WORK INSTRUCTIONS: Find the lines holding "this" and copy them.

INPUT RECORDS:
——————————

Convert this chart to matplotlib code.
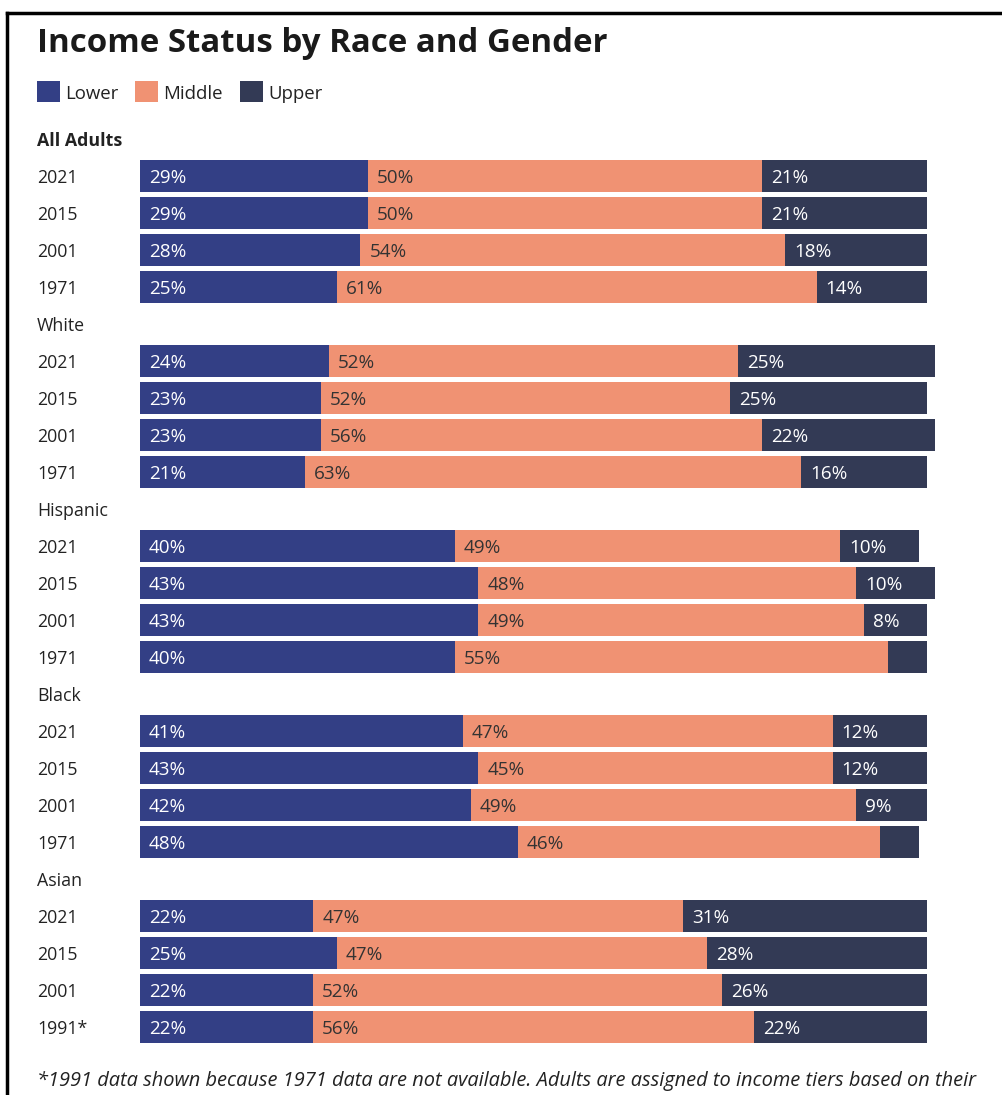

——————————

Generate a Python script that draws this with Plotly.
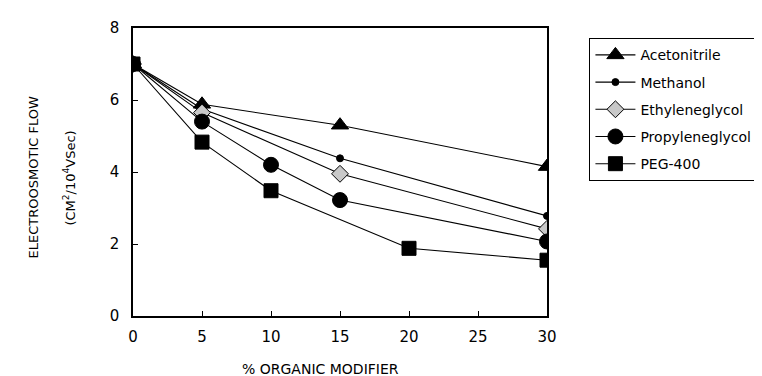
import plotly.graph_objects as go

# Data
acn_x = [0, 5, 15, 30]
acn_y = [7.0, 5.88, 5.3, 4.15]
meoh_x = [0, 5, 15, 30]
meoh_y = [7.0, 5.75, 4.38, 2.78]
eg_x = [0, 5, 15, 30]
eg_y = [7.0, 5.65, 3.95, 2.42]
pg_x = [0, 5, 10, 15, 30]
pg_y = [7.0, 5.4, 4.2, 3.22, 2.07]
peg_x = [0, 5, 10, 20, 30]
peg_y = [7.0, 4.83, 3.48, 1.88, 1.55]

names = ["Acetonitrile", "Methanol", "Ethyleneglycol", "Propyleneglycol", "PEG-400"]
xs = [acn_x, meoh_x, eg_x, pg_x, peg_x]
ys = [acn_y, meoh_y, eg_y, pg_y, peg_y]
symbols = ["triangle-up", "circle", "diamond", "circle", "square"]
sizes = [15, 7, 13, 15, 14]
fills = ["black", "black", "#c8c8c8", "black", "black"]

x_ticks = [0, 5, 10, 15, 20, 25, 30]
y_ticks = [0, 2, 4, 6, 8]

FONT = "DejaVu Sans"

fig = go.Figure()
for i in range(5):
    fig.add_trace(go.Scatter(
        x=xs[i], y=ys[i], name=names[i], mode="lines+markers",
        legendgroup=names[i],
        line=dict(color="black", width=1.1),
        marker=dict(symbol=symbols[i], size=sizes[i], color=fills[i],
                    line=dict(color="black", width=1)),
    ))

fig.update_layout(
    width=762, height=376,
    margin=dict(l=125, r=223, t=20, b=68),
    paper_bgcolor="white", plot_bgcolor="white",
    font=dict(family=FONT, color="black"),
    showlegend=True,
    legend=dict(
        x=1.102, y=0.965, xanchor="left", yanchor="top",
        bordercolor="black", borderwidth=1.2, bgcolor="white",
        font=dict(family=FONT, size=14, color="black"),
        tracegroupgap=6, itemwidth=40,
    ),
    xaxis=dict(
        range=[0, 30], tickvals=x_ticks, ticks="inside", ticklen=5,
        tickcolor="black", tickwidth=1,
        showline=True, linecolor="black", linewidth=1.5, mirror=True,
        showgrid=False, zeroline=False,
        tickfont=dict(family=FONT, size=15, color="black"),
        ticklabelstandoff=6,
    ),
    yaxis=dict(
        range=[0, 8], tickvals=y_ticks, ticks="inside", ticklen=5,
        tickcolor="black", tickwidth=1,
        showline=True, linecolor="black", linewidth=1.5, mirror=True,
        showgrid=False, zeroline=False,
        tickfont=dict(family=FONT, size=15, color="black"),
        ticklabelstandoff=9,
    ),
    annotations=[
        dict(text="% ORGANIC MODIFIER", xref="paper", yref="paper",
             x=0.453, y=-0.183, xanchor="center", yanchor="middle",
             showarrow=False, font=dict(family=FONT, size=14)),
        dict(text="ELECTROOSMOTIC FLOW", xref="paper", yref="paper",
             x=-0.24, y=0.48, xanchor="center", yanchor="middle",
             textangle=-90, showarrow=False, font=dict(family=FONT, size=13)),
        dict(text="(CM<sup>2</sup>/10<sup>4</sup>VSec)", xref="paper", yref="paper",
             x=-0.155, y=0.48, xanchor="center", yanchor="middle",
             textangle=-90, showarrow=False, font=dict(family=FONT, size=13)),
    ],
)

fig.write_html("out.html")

——————————

COMPLETE RESPONSE:
Convert this chart to matplotlib code.
Generate a Python script that draws this with Plotly.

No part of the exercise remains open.